Check each line of the entries below for the string "that"; copy every line where it appears.

Data section —
===============
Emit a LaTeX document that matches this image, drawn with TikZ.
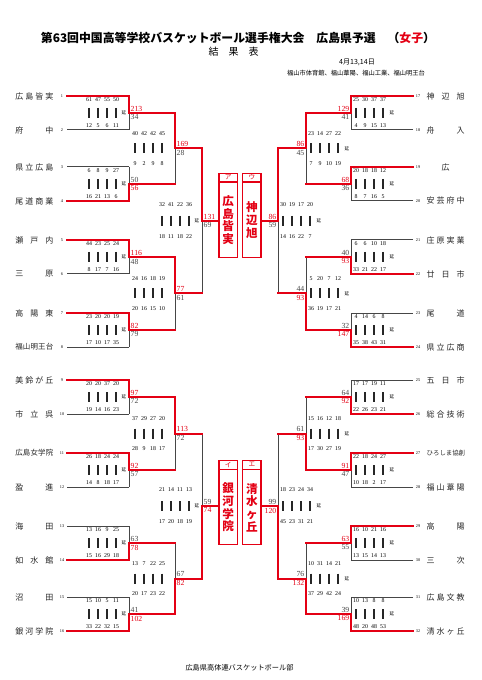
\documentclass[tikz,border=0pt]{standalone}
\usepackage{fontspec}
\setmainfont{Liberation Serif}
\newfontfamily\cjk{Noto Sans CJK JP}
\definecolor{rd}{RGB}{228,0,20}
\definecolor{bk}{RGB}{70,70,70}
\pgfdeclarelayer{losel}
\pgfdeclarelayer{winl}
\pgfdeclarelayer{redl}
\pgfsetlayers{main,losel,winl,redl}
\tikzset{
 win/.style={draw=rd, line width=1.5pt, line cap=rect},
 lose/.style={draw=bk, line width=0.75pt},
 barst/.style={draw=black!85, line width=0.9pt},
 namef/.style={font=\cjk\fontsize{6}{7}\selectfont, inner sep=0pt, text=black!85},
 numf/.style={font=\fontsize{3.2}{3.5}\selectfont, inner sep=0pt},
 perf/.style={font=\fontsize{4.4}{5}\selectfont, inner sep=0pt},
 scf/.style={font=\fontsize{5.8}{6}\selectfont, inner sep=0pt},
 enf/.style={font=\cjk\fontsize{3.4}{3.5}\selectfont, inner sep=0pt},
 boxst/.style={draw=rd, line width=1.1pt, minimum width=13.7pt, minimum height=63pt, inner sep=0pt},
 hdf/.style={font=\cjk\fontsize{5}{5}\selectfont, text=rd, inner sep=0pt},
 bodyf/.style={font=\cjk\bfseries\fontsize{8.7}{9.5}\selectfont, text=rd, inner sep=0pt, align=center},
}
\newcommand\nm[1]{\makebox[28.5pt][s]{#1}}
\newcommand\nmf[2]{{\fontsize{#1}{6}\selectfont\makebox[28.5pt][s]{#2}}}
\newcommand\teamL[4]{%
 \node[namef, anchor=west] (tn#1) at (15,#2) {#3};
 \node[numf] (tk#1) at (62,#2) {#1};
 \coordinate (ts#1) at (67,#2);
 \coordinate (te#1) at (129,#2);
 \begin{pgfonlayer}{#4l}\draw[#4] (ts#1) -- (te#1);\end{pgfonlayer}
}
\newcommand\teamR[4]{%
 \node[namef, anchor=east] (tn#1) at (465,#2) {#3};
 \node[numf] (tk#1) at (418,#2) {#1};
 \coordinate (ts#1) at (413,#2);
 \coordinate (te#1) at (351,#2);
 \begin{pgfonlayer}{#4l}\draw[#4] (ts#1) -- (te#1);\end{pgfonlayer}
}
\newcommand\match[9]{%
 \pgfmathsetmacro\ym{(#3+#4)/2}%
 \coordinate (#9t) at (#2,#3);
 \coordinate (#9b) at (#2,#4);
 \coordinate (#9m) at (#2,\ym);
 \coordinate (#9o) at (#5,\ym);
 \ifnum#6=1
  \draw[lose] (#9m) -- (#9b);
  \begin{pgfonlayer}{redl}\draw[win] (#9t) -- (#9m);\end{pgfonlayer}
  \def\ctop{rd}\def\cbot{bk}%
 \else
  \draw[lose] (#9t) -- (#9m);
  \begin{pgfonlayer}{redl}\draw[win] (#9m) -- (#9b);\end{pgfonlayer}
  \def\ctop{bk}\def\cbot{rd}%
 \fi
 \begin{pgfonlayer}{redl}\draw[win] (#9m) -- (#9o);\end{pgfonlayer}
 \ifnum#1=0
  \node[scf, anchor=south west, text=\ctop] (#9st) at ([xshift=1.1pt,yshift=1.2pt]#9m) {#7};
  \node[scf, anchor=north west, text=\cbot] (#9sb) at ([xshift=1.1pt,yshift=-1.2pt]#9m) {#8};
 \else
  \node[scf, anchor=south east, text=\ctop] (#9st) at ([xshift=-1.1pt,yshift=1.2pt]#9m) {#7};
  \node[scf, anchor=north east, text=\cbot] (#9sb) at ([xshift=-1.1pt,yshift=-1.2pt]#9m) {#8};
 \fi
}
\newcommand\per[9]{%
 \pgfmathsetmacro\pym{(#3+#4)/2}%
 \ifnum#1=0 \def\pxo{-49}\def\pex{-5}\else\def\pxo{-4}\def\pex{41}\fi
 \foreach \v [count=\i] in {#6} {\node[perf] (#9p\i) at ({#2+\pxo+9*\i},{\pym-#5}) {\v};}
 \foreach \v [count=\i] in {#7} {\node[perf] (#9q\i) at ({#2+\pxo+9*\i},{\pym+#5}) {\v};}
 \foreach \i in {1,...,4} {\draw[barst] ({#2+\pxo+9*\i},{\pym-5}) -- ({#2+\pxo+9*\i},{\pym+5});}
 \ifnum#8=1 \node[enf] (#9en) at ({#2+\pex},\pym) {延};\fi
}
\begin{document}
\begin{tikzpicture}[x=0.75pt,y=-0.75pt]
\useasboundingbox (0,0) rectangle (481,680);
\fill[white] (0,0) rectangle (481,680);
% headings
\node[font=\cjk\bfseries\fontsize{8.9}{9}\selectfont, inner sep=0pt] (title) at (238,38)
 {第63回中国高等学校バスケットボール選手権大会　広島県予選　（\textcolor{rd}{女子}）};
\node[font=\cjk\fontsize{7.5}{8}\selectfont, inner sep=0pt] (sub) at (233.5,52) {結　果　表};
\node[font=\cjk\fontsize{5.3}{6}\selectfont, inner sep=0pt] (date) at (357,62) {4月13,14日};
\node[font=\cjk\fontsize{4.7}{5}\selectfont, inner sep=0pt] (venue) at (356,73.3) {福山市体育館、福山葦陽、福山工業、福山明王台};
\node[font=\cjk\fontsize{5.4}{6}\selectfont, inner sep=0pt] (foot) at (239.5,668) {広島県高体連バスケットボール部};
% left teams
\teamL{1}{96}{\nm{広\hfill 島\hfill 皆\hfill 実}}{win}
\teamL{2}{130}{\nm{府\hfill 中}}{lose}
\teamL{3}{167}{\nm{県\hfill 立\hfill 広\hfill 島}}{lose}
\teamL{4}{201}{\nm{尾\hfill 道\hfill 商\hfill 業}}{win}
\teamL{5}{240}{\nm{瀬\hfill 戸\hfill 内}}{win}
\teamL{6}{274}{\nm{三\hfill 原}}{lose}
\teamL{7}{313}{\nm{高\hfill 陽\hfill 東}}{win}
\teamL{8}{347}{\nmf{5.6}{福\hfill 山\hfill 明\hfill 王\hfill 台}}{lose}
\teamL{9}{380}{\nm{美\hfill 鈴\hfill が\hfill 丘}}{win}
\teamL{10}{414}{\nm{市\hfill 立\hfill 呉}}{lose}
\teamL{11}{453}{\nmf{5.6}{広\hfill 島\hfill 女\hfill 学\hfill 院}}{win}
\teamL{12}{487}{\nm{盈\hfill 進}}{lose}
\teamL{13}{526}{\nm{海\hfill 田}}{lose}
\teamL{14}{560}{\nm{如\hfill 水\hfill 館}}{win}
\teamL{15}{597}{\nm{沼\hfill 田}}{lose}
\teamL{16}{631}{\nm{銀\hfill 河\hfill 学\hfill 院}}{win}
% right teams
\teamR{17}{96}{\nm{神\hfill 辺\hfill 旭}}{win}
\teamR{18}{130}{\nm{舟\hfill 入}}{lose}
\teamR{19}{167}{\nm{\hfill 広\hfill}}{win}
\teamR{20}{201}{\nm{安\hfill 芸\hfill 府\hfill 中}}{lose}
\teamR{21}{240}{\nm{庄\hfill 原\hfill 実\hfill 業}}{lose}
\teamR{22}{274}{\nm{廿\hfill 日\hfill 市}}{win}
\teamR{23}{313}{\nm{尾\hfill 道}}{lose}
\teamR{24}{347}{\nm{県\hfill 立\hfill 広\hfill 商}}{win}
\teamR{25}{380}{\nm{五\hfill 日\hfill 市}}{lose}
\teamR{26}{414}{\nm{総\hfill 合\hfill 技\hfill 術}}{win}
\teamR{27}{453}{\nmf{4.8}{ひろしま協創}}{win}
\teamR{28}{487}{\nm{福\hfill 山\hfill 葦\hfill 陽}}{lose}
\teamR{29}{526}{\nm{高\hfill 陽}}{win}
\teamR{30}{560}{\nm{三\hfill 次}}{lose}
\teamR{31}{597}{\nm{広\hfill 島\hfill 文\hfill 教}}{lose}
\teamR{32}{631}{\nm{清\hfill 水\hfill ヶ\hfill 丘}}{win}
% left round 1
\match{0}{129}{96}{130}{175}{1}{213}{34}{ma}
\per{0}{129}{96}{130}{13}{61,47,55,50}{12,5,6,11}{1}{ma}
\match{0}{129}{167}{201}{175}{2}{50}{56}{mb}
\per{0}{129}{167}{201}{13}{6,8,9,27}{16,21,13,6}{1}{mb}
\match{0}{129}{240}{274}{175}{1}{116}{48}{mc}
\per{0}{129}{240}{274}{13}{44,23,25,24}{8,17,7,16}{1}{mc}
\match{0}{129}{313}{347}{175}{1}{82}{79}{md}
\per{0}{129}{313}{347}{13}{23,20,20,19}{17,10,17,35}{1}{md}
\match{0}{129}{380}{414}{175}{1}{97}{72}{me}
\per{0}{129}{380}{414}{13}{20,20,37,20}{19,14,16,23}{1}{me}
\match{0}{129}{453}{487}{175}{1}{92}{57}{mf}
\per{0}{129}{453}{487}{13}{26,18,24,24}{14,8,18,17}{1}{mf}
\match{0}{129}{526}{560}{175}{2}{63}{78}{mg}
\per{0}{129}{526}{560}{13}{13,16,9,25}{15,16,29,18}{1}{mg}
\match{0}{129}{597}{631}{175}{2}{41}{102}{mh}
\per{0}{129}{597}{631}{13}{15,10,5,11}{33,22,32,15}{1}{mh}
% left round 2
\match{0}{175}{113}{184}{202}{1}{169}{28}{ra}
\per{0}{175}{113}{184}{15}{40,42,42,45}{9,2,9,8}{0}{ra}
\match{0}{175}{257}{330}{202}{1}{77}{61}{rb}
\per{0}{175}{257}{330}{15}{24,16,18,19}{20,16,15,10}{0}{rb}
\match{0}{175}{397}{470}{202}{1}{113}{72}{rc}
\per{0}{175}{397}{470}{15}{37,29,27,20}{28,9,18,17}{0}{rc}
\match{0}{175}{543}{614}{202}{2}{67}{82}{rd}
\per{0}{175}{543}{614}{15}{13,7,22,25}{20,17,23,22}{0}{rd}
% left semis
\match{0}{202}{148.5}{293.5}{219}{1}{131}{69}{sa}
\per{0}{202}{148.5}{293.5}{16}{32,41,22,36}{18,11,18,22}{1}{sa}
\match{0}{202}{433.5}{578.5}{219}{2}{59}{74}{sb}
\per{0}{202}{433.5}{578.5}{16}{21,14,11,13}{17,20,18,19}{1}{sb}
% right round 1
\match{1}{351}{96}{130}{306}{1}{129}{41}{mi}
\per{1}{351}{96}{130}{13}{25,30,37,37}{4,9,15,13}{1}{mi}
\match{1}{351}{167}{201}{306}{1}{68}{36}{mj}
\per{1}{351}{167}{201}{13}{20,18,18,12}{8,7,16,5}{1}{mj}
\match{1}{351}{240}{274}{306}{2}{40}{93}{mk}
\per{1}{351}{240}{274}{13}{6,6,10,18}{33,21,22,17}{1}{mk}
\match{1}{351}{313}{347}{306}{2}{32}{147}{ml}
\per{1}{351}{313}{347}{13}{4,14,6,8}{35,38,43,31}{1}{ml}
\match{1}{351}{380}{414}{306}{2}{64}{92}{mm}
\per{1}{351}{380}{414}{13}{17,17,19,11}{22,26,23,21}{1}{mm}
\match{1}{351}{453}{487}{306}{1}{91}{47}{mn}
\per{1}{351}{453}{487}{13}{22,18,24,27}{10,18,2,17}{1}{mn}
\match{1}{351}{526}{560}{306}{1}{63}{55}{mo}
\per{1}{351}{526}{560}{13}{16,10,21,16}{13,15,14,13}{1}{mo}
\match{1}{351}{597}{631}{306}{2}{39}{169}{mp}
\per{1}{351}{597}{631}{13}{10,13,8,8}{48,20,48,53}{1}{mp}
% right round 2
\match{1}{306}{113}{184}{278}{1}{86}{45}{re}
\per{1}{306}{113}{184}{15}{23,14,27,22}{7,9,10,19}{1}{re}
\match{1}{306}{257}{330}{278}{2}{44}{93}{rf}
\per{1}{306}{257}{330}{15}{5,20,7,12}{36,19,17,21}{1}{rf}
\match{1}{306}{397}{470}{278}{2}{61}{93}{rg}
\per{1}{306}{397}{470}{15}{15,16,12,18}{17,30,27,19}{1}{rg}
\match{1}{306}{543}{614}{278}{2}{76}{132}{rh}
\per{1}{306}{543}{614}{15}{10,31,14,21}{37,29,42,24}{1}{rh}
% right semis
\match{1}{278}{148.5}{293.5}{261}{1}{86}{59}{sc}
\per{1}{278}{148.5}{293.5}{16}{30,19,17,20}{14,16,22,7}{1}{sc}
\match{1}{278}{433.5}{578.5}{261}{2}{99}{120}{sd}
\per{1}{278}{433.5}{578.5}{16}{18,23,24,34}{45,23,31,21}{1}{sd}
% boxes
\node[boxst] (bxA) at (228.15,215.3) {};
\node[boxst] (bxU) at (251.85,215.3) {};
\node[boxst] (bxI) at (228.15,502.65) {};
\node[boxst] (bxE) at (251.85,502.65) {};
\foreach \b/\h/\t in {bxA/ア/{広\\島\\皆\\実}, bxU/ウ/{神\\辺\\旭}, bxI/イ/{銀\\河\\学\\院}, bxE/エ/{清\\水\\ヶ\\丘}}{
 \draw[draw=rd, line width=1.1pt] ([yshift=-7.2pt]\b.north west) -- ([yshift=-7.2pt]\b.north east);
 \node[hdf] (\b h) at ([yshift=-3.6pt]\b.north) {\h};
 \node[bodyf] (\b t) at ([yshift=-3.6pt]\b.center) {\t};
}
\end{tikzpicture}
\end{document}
===============
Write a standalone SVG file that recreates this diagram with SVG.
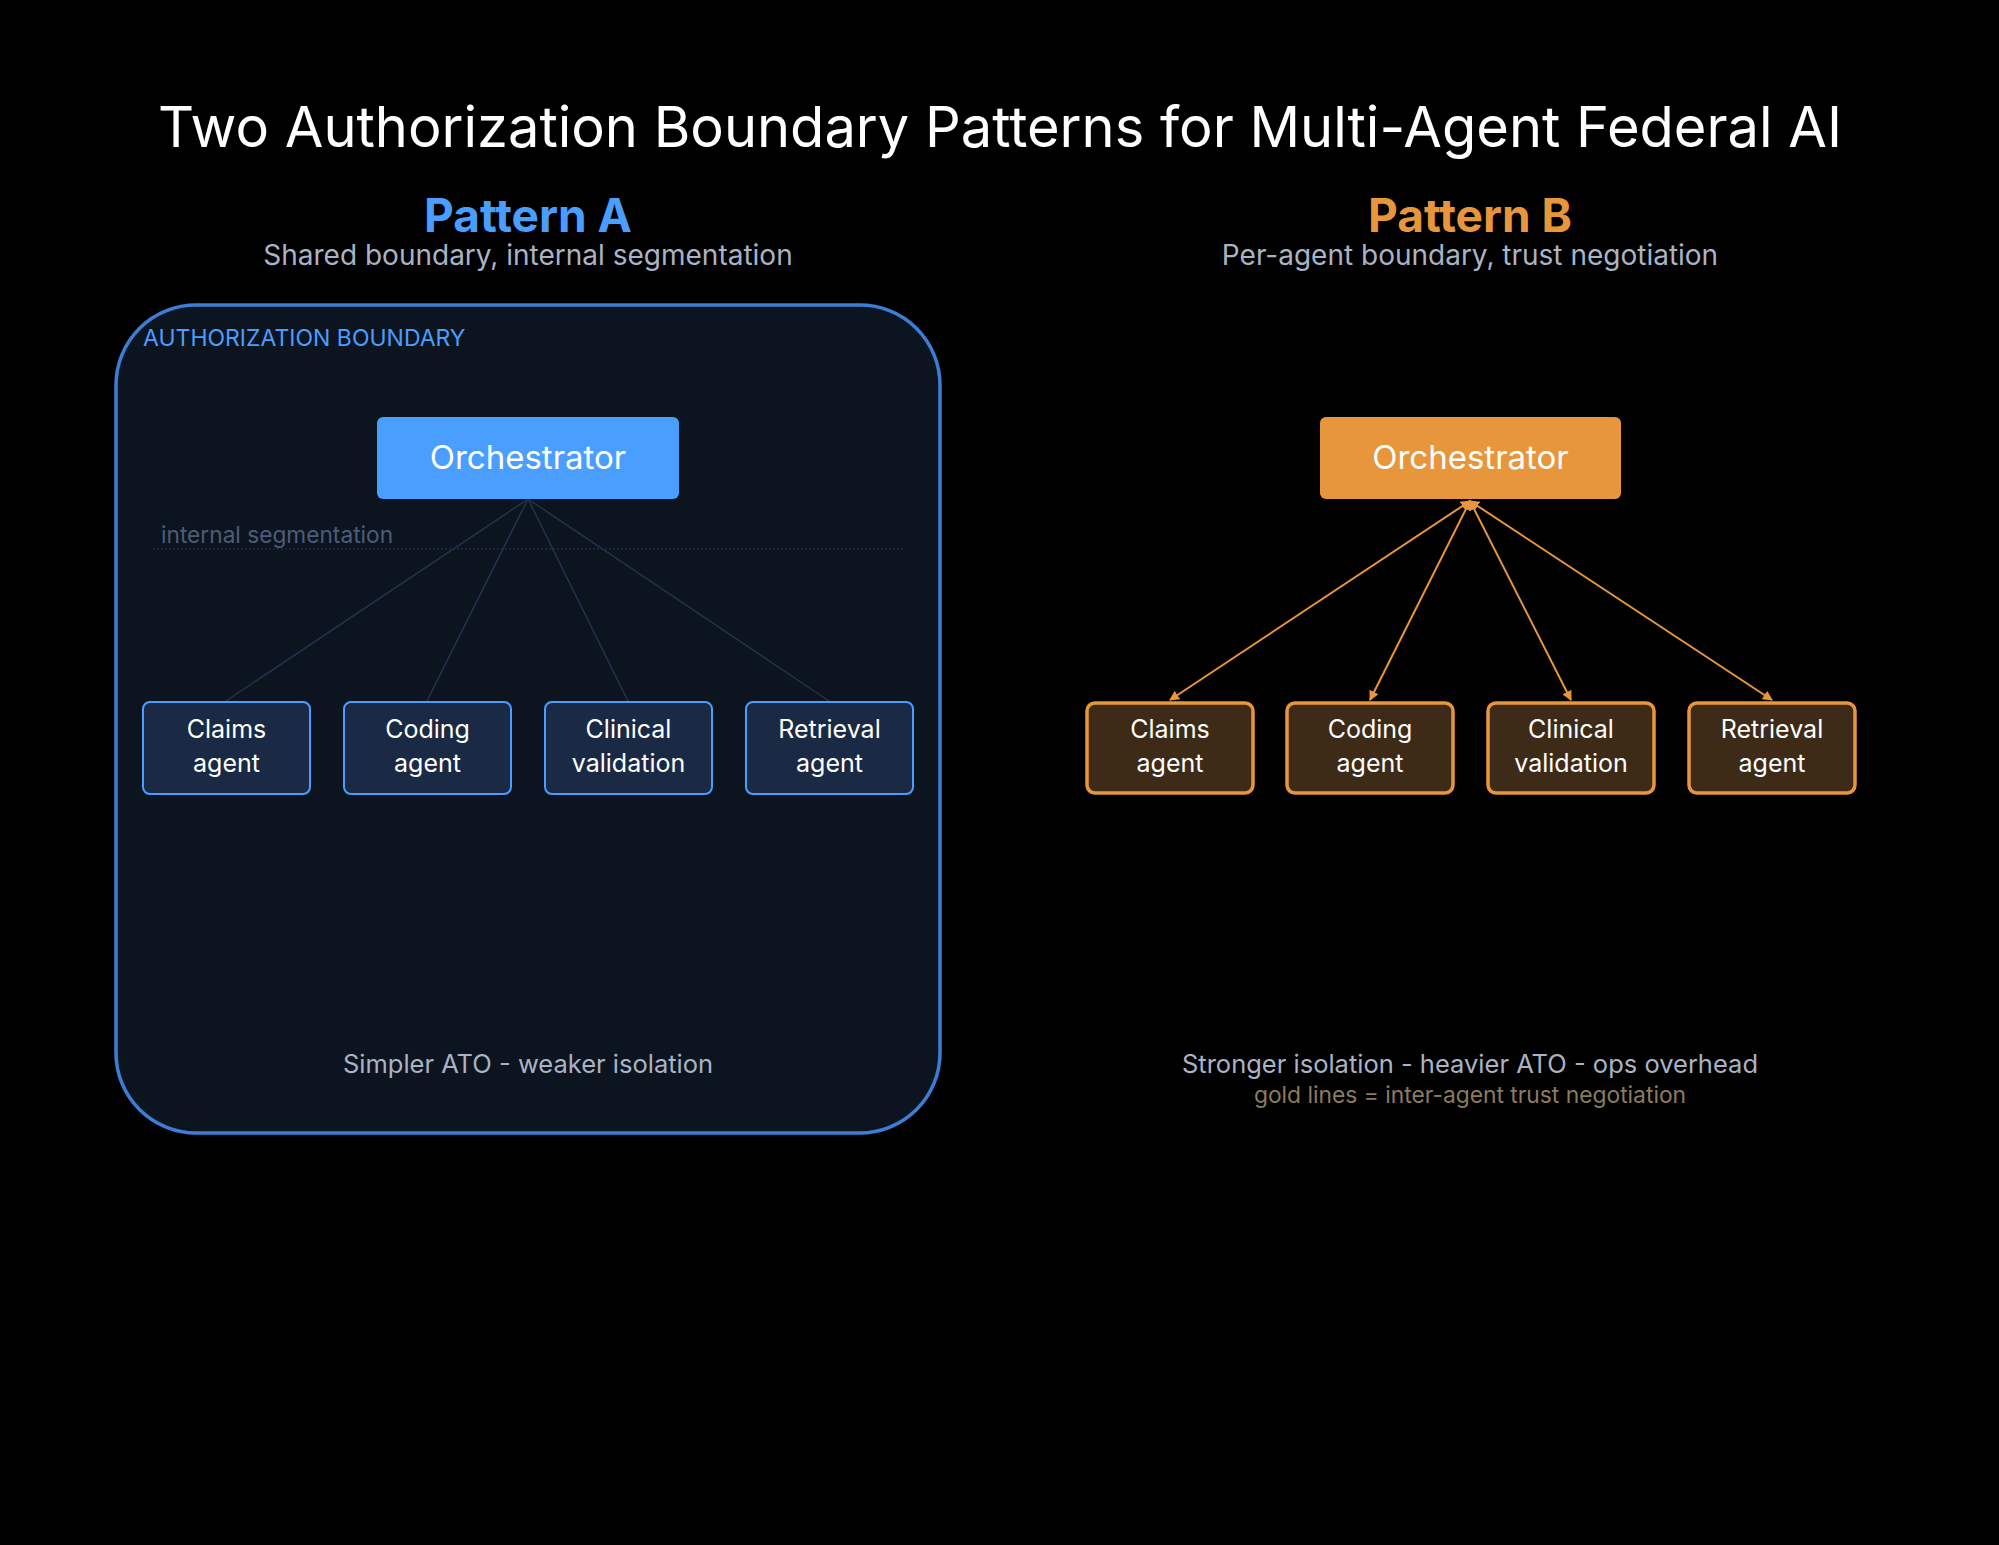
===============
Reply to the task —
Emit a LaTeX document that matches this image, drawn with TikZ.
Write a standalone SVG file that recreates this diagram with SVG.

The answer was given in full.